Check each line of the records below and collect those that include the word "with".

#### Data listing

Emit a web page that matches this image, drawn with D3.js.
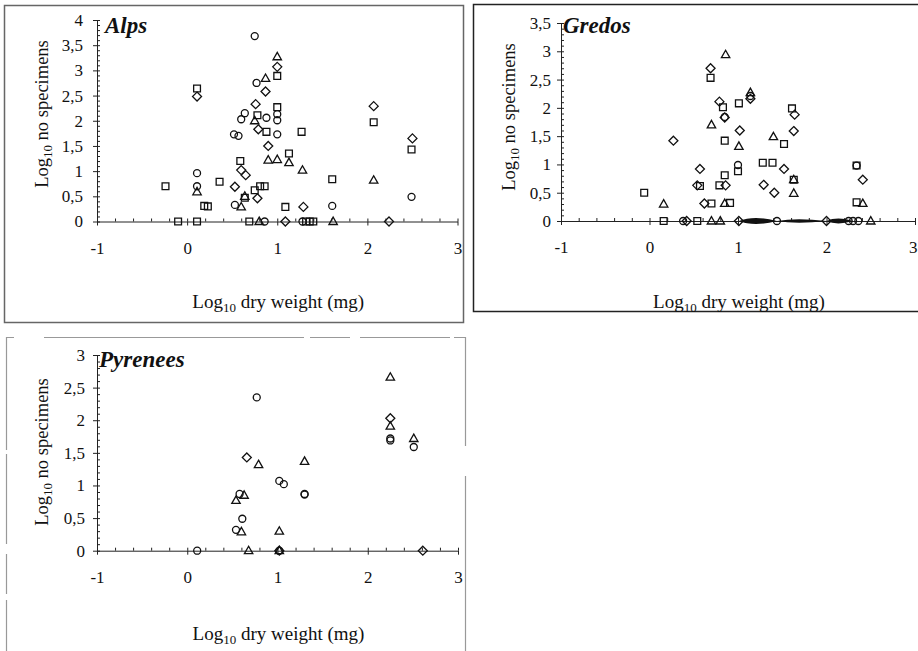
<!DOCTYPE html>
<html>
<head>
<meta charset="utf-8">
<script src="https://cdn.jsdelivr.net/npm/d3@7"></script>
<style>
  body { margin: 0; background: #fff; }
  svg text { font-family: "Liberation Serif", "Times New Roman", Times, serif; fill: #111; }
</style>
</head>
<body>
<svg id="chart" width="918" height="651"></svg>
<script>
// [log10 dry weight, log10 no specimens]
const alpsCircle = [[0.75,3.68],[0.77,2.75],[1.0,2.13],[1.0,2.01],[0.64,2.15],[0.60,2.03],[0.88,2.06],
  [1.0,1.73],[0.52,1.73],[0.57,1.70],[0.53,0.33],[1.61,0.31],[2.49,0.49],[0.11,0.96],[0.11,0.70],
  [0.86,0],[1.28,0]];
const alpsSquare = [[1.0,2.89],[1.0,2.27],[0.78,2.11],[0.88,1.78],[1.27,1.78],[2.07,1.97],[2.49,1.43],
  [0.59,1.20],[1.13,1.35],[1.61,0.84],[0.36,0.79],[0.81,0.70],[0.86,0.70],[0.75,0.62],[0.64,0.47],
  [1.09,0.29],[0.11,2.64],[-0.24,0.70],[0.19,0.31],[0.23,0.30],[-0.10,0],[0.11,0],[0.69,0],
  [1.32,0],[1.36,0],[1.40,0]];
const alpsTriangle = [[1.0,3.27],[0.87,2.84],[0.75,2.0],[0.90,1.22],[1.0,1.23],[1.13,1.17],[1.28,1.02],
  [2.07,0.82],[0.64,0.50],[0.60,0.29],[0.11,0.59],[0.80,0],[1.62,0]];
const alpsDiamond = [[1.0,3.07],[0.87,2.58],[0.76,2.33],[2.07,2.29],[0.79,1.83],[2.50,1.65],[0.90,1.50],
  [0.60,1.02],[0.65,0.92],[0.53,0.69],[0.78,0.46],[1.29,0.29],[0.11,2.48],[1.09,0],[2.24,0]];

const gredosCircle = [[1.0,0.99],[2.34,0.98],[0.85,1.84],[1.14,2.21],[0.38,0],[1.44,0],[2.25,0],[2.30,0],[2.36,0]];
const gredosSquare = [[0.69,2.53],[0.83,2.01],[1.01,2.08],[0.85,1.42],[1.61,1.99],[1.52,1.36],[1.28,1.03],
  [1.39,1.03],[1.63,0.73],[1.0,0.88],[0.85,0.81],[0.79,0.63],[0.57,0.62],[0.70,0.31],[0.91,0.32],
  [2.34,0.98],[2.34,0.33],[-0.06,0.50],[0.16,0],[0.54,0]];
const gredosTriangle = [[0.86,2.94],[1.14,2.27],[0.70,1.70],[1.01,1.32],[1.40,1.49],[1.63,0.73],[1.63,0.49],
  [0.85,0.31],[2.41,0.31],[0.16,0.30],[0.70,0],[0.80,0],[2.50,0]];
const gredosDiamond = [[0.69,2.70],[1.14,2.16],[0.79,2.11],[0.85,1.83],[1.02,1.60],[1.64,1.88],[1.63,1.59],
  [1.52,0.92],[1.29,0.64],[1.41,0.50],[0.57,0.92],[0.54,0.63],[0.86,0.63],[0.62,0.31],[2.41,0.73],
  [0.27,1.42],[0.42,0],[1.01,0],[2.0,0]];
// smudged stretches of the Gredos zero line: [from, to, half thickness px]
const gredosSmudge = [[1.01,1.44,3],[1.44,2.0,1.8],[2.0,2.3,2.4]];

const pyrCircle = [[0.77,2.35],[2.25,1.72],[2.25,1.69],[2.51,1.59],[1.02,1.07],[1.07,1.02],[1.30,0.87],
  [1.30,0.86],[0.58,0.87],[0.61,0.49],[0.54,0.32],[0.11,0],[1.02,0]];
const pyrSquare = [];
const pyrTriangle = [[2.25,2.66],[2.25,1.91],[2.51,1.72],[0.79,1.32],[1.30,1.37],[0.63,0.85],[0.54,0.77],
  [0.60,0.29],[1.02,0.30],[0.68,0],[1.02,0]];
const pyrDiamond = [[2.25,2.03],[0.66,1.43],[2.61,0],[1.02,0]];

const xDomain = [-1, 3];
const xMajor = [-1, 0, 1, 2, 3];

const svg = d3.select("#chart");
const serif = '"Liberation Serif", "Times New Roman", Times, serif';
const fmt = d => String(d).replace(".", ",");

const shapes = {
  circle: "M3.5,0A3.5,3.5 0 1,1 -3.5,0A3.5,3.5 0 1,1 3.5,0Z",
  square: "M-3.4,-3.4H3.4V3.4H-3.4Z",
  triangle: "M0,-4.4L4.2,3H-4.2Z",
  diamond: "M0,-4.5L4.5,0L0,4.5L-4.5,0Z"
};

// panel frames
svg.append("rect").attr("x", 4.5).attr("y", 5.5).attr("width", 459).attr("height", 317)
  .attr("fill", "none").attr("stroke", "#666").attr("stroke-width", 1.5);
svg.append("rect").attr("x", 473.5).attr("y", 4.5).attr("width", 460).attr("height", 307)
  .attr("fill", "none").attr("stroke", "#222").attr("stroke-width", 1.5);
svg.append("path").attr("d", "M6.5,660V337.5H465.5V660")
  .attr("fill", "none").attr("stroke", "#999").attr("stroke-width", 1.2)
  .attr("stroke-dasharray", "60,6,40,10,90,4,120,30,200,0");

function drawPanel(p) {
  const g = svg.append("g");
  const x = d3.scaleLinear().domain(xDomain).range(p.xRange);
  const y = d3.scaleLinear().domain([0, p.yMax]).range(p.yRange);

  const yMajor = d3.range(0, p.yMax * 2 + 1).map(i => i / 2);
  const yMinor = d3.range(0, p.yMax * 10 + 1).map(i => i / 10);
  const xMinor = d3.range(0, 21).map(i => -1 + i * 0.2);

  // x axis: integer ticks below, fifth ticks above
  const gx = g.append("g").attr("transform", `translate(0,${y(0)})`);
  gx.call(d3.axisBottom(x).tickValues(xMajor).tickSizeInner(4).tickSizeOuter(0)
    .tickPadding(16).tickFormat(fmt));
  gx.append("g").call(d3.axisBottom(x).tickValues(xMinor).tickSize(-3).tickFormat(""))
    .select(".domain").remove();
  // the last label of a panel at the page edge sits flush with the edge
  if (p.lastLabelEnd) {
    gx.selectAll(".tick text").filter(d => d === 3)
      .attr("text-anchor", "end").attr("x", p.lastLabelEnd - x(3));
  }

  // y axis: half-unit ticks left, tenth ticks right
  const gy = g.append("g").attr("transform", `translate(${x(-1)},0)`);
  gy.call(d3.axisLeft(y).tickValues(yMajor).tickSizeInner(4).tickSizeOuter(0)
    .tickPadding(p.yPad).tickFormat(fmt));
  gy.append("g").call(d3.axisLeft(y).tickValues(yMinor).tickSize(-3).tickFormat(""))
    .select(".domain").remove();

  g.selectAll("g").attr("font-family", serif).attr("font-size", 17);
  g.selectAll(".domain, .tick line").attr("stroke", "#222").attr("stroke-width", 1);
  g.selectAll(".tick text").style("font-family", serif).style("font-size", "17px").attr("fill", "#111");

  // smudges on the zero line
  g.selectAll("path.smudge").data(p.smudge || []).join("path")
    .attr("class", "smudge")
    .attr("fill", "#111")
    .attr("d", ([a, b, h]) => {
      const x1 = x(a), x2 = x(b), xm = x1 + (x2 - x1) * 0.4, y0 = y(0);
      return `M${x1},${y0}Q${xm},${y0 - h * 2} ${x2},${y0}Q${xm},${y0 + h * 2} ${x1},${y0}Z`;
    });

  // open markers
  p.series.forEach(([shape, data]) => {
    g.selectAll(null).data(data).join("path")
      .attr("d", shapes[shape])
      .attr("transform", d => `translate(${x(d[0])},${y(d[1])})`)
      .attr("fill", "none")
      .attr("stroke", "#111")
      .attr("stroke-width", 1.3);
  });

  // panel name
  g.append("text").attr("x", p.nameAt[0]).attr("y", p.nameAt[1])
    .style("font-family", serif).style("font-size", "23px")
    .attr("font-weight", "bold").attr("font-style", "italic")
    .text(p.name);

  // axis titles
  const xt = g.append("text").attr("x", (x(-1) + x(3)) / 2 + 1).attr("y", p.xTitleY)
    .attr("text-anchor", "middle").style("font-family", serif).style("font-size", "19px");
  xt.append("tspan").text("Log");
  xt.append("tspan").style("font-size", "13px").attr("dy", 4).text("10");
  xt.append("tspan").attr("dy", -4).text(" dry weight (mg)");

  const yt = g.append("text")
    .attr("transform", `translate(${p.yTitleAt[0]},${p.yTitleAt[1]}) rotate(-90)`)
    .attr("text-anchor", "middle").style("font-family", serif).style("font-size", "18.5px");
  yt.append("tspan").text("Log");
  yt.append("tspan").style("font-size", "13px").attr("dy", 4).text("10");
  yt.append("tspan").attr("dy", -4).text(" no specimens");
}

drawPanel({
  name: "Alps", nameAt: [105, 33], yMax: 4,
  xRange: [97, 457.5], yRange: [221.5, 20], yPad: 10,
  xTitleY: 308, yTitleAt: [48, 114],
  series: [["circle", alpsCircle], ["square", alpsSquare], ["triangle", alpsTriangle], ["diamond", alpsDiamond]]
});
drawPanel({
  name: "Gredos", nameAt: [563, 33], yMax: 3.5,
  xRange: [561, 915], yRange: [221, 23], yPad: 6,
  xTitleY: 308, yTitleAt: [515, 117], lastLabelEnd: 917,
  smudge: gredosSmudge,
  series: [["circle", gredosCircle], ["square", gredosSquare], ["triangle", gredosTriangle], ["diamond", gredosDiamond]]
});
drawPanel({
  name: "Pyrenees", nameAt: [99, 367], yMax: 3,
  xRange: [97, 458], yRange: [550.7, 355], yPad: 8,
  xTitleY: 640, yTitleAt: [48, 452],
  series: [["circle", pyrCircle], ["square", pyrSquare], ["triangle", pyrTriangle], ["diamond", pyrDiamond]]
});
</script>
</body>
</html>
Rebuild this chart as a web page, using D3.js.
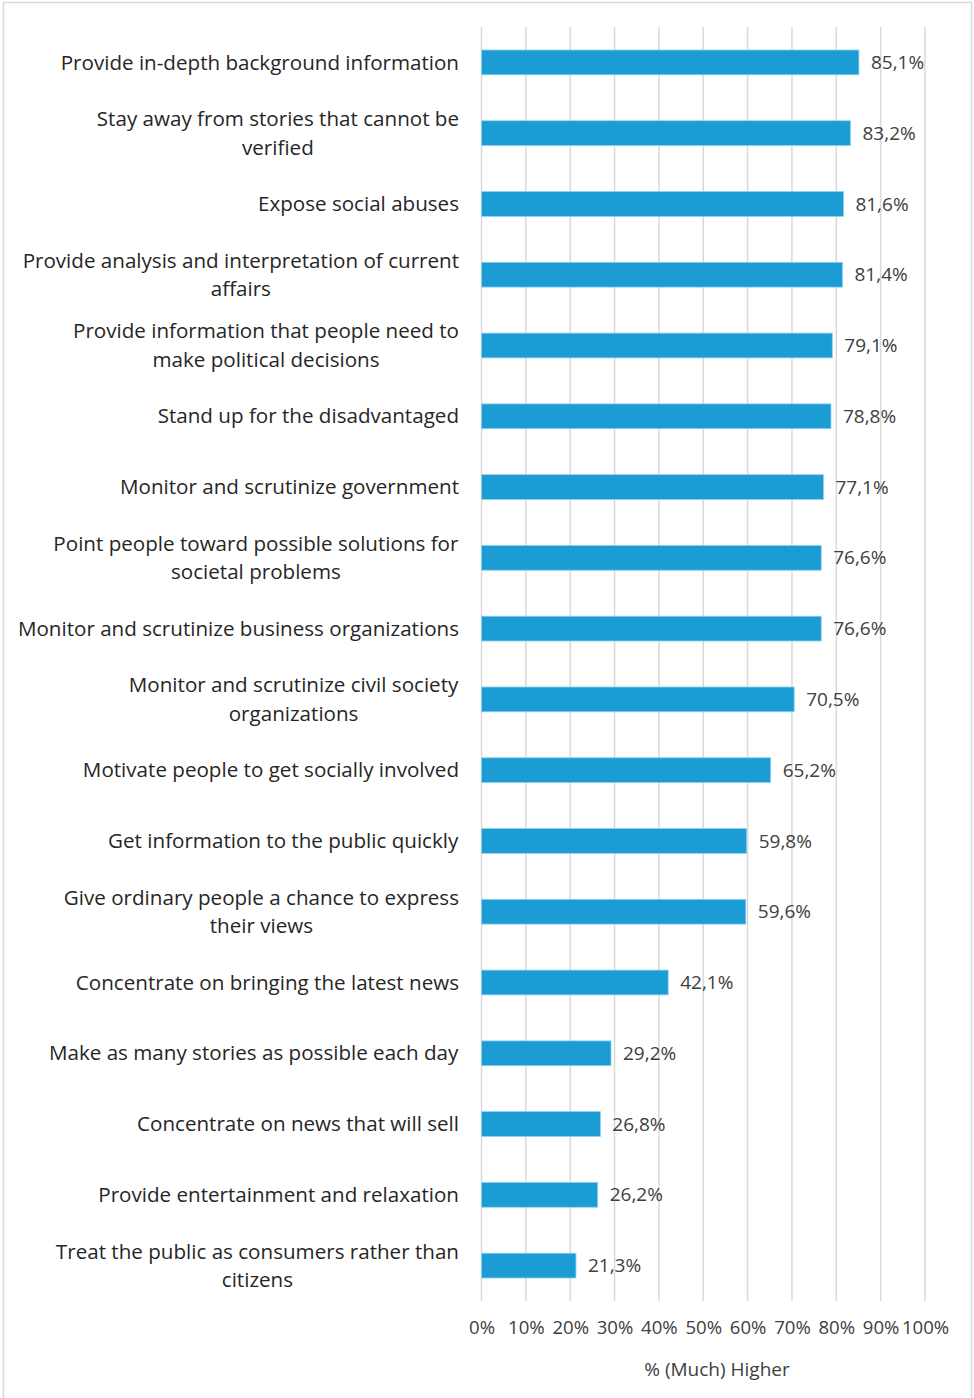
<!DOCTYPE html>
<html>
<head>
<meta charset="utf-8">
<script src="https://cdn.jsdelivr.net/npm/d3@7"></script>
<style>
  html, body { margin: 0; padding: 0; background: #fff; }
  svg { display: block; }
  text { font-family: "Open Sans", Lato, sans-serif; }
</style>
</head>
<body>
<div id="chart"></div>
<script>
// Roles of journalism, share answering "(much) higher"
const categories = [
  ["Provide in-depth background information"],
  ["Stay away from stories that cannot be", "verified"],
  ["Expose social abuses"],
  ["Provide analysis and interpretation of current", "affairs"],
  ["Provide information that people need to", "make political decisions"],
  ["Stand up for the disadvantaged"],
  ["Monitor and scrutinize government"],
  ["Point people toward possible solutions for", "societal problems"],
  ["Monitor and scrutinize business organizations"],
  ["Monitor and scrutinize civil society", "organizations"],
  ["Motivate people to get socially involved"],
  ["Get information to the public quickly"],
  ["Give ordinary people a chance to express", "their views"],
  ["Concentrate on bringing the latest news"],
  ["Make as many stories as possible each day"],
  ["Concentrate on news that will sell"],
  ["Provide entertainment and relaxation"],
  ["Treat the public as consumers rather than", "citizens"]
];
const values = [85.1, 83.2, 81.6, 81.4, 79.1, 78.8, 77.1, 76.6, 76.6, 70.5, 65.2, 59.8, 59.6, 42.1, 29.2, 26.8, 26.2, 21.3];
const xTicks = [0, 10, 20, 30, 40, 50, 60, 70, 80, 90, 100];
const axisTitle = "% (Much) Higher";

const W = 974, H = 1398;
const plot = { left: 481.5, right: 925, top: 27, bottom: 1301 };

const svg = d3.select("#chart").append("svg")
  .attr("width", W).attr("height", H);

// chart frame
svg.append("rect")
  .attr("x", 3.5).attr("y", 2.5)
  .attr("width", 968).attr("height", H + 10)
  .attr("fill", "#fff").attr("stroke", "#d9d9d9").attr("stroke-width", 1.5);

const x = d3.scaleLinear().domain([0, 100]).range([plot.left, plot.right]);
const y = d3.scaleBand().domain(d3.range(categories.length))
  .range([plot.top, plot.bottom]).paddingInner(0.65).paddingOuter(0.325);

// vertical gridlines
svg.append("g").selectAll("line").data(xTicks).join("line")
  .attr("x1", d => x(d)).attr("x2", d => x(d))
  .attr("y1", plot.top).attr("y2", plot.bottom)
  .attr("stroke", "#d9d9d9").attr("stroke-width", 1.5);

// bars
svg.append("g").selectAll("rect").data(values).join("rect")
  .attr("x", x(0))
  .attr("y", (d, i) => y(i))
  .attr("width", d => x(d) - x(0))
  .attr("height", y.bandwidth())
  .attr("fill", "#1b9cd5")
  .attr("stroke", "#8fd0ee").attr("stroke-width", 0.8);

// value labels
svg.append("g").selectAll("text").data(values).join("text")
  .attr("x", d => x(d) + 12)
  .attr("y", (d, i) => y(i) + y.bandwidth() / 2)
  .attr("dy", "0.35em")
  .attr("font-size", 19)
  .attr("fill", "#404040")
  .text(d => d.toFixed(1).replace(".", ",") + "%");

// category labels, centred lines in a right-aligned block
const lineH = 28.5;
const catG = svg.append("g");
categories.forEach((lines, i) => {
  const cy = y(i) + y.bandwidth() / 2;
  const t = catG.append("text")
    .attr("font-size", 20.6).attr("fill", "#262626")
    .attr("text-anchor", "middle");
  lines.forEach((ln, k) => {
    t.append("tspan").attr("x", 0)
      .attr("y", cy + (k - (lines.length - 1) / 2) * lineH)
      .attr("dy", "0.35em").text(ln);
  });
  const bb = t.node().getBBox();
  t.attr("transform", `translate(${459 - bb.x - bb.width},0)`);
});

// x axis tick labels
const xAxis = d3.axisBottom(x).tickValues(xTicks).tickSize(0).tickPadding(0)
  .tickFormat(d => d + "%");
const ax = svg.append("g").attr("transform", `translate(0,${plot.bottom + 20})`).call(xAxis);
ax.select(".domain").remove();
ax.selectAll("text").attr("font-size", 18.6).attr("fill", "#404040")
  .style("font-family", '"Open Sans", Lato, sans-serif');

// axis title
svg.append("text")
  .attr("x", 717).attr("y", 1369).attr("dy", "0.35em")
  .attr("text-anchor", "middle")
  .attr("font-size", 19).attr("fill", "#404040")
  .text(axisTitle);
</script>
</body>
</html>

########

**Answer to this task**
Emit a web page that matches this image, drawn with D3.js.
  // the last label of a panel at the page edge sits flush with the edge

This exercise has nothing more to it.